---------- Information supplied
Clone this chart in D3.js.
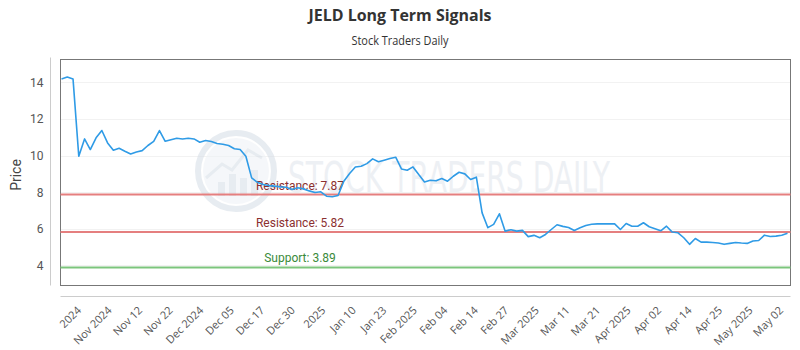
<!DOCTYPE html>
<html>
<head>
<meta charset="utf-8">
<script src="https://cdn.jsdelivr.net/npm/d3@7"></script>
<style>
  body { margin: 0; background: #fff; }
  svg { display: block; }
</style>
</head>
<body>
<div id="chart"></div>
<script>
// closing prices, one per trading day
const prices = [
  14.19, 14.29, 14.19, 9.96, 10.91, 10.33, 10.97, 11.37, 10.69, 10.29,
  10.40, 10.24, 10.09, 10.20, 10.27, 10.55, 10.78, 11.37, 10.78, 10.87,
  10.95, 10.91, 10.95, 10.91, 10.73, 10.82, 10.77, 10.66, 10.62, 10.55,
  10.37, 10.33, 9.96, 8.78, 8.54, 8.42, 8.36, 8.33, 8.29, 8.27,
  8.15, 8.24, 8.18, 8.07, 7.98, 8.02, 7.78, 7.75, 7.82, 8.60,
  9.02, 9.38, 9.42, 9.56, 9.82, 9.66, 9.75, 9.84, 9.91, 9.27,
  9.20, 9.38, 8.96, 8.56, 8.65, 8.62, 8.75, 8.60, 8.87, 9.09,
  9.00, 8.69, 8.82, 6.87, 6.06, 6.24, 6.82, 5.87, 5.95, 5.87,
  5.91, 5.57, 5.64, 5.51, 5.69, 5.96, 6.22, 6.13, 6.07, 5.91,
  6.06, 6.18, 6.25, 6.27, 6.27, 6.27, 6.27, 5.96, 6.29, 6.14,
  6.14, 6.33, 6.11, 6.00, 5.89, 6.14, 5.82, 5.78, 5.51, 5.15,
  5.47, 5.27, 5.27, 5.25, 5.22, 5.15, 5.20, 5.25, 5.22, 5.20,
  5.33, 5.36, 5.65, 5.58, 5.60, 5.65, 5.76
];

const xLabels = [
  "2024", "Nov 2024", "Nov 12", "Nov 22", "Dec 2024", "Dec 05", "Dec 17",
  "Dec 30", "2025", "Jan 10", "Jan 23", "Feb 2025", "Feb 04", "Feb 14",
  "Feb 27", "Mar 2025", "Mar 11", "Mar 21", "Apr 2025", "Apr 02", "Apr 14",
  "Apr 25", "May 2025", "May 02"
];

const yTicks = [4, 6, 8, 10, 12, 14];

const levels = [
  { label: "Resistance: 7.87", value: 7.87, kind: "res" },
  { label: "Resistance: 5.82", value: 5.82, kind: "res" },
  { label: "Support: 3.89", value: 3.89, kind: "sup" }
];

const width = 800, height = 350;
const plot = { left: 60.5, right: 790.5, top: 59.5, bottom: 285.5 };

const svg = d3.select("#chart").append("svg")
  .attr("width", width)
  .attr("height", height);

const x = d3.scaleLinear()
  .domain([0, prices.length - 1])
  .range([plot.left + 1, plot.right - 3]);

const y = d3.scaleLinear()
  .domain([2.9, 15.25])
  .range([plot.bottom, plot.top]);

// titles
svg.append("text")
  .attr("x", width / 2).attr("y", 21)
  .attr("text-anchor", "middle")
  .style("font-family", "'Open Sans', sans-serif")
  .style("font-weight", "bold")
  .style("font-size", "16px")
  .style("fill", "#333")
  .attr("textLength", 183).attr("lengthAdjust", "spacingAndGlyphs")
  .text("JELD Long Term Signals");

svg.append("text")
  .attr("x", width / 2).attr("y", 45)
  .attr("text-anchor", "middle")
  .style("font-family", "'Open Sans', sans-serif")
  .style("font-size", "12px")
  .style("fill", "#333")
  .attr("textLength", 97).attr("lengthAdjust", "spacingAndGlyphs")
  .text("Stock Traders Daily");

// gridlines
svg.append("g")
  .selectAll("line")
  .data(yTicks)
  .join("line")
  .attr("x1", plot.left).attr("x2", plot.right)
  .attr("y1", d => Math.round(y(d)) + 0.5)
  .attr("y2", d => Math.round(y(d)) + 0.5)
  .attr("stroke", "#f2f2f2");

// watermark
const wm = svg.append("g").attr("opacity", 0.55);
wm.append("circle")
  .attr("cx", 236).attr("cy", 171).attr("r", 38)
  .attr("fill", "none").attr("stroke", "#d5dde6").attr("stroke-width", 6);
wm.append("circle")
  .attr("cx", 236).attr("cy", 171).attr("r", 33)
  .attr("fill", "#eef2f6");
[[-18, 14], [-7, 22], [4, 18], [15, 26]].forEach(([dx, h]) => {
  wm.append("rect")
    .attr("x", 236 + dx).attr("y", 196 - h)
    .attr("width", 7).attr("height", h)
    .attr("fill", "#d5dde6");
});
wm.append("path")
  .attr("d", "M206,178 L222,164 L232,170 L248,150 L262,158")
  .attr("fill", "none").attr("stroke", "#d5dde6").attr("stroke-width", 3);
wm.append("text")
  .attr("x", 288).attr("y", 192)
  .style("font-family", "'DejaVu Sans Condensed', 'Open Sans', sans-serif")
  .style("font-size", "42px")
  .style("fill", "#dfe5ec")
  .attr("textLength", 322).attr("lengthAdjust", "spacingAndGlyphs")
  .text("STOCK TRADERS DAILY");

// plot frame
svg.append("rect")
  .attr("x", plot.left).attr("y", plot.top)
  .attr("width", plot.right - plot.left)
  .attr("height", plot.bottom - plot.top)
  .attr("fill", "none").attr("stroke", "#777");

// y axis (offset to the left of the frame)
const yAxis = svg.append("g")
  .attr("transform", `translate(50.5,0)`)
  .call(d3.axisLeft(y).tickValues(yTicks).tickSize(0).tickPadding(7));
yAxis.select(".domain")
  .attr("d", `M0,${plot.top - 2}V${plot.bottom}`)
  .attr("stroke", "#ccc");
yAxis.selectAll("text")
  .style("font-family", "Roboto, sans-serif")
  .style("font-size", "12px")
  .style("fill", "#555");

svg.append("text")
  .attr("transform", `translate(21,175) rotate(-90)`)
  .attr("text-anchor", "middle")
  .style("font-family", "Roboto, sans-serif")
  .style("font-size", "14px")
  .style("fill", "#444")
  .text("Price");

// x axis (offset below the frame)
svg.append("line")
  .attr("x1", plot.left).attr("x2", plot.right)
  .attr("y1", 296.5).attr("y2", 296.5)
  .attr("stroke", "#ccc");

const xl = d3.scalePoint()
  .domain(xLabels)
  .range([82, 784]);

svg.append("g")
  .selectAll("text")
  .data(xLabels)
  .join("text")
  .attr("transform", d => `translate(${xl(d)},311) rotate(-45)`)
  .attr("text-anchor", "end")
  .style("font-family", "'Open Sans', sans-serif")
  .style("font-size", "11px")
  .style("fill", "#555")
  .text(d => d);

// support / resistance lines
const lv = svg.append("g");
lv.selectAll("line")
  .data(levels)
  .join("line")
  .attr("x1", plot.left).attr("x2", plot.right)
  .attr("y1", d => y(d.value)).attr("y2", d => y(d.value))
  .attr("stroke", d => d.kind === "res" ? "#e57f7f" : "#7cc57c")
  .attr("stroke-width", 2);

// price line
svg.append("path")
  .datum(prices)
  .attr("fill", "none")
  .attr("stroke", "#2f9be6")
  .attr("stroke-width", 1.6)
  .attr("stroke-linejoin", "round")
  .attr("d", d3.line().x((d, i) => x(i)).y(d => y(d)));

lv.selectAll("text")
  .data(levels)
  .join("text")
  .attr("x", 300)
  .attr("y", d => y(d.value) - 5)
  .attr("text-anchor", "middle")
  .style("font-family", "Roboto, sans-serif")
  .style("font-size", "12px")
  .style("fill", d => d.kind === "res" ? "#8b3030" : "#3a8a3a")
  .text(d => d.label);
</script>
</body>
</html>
--------------------
Problem requirements
Omit the pictures, and quote the material above exactly as given.

Solution to the exercise
Clone this chart in D3.js.
<!DOCTYPE html>
<html>
<head>
<meta charset="utf-8">
<script src="https://cdn.jsdelivr.net/npm/d3@7"></script>
<style>
  body { margin: 0; background: #fff; }
  svg { display: block; }
</style>
</head>
<body>
<div id="chart"></div>
<script>
// closing prices, one per trading day
const prices = [
  14.19, 14.29, 14.19, 9.96, 10.91, 10.33, 10.97, 11.37, 10.69, 10.29,
  10.40, 10.24, 10.09, 10.20, 10.27, 10.55, 10.78, 11.37, 10.78, 10.87,
  10.95, 10.91, 10.95, 10.91, 10.73, 10.82, 10.77, 10.66, 10.62, 10.55,
  10.37, 10.33, 9.96, 8.78, 8.54, 8.42, 8.36, 8.33, 8.29, 8.27,
  8.15, 8.24, 8.18, 8.07, 7.98, 8.02, 7.78, 7.75, 7.82, 8.60,
  9.02, 9.38, 9.42, 9.56, 9.82, 9.66, 9.75, 9.84, 9.91, 9.27,
  9.20, 9.38, 8.96, 8.56, 8.65, 8.62, 8.75, 8.60, 8.87, 9.09,
  9.00, 8.69, 8.82, 6.87, 6.06, 6.24, 6.82, 5.87, 5.95, 5.87,
  5.91, 5.57, 5.64, 5.51, 5.69, 5.96, 6.22, 6.13, 6.07, 5.91,
  6.06, 6.18, 6.25, 6.27, 6.27, 6.27, 6.27, 5.96, 6.29, 6.14,
  6.14, 6.33, 6.11, 6.00, 5.89, 6.14, 5.82, 5.78, 5.51, 5.15,
  5.47, 5.27, 5.27, 5.25, 5.22, 5.15, 5.20, 5.25, 5.22, 5.20,
  5.33, 5.36, 5.65, 5.58, 5.60, 5.65, 5.76
];

const xLabels = [
  "2024", "Nov 2024", "Nov 12", "Nov 22", "Dec 2024", "Dec 05", "Dec 17",
  "Dec 30", "2025", "Jan 10", "Jan 23", "Feb 2025", "Feb 04", "Feb 14",
  "Feb 27", "Mar 2025", "Mar 11", "Mar 21", "Apr 2025", "Apr 02", "Apr 14",
  "Apr 25", "May 2025", "May 02"
];

const yTicks = [4, 6, 8, 10, 12, 14];

const levels = [
  { label: "Resistance: 7.87", value: 7.87, kind: "res" },
  { label: "Resistance: 5.82", value: 5.82, kind: "res" },
  { label: "Support: 3.89", value: 3.89, kind: "sup" }
];

const width = 800, height = 350;
const plot = { left: 60.5, right: 790.5, top: 59.5, bottom: 285.5 };

const svg = d3.select("#chart").append("svg")
  .attr("width", width)
  .attr("height", height);

const x = d3.scaleLinear()
  .domain([0, prices.length - 1])
  .range([plot.left + 1, plot.right - 3]);

const y = d3.scaleLinear()
  .domain([2.9, 15.25])
  .range([plot.bottom, plot.top]);

// titles
svg.append("text")
  .attr("x", width / 2).attr("y", 21)
  .attr("text-anchor", "middle")
  .style("font-family", "'Open Sans', sans-serif")
  .style("font-weight", "bold")
  .style("font-size", "16px")
  .style("fill", "#333")
  .attr("textLength", 183).attr("lengthAdjust", "spacingAndGlyphs")
  .text("JELD Long Term Signals");

svg.append("text")
  .attr("x", width / 2).attr("y", 45)
  .attr("text-anchor", "middle")
  .style("font-family", "'Open Sans', sans-serif")
  .style("font-size", "12px")
  .style("fill", "#333")
  .attr("textLength", 97).attr("lengthAdjust", "spacingAndGlyphs")
  .text("Stock Traders Daily");

// gridlines
svg.append("g")
  .selectAll("line")
  .data(yTicks)
  .join("line")
  .attr("x1", plot.left).attr("x2", plot.right)
  .attr("y1", d => Math.round(y(d)) + 0.5)
  .attr("y2", d => Math.round(y(d)) + 0.5)
  .attr("stroke", "#f2f2f2");

// watermark
const wm = svg.append("g").attr("opacity", 0.55);
wm.append("circle")
  .attr("cx", 236).attr("cy", 171).attr("r", 38)
  .attr("fill", "none").attr("stroke", "#d5dde6").attr("stroke-width", 6);
wm.append("circle")
  .attr("cx", 236).attr("cy", 171).attr("r", 33)
  .attr("fill", "#eef2f6");
[[-18, 14], [-7, 22], [4, 18], [15, 26]].forEach(([dx, h]) => {
  wm.append("rect")
    .attr("x", 236 + dx).attr("y", 196 - h)
    .attr("width", 7).attr("height", h)
    .attr("fill", "#d5dde6");
});
wm.append("path")
  .attr("d", "M206,178 L222,164 L232,170 L248,150 L262,158")
  .attr("fill", "none").attr("stroke", "#d5dde6").attr("stroke-width", 3);
wm.append("text")
  .attr("x", 288).attr("y", 192)
  .style("font-family", "'DejaVu Sans Condensed', 'Open Sans', sans-serif")
  .style("font-size", "42px")
  .style("fill", "#dfe5ec")
  .attr("textLength", 322).attr("lengthAdjust", "spacingAndGlyphs")
  .text("STOCK TRADERS DAILY");

// plot frame
svg.append("rect")
  .attr("x", plot.left).attr("y", plot.top)
  .attr("width", plot.right - plot.left)
  .attr("height", plot.bottom - plot.top)
  .attr("fill", "none").attr("stroke", "#777");

// y axis (offset to the left of the frame)
const yAxis = svg.append("g")
  .attr("transform", `translate(50.5,0)`)
  .call(d3.axisLeft(y).tickValues(yTicks).tickSize(0).tickPadding(7));
yAxis.select(".domain")
  .attr("d", `M0,${plot.top - 2}V${plot.bottom}`)
  .attr("stroke", "#ccc");
yAxis.selectAll("text")
  .style("font-family", "Roboto, sans-serif")
  .style("font-size", "12px")
  .style("fill", "#555");

svg.append("text")
  .attr("transform", `translate(21,175) rotate(-90)`)
  .attr("text-anchor", "middle")
  .style("font-family", "Roboto, sans-serif")
  .style("font-size", "14px")
  .style("fill", "#444")
  .text("Price");

// x axis (offset below the frame)
svg.append("line")
  .attr("x1", plot.left).attr("x2", plot.right)
  .attr("y1", 296.5).attr("y2", 296.5)
  .attr("stroke", "#ccc");

const xl = d3.scalePoint()
  .domain(xLabels)
  .range([82, 784]);

svg.append("g")
  .selectAll("text")
  .data(xLabels)
  .join("text")
  .attr("transform", d => `translate(${xl(d)},311) rotate(-45)`)
  .attr("text-anchor", "end")
  .style("font-family", "'Open Sans', sans-serif")
  .style("font-size", "11px")
  .style("fill", "#555")
  .text(d => d);

// support / resistance lines
const lv = svg.append("g");
lv.selectAll("line")
  .data(levels)
  .join("line")
  .attr("x1", plot.left).attr("x2", plot.right)
  .attr("y1", d => y(d.value)).attr("y2", d => y(d.value))
  .attr("stroke", d => d.kind === "res" ? "#e57f7f" : "#7cc57c")
  .attr("stroke-width", 2);

// price line
svg.append("path")
  .datum(prices)
  .attr("fill", "none")
  .attr("stroke", "#2f9be6")
  .attr("stroke-width", 1.6)
  .attr("stroke-linejoin", "round")
  .attr("d", d3.line().x((d, i) => x(i)).y(d => y(d)));

lv.selectAll("text")
  .data(levels)
  .join("text")
  .attr("x", 300)
  .attr("y", d => y(d.value) - 5)
  .attr("text-anchor", "middle")
  .style("font-family", "Roboto, sans-serif")
  .style("font-size", "12px")
  .style("fill", d => d.kind === "res" ? "#8b3030" : "#3a8a3a")
  .text(d => d.label);
</script>
</body>
</html>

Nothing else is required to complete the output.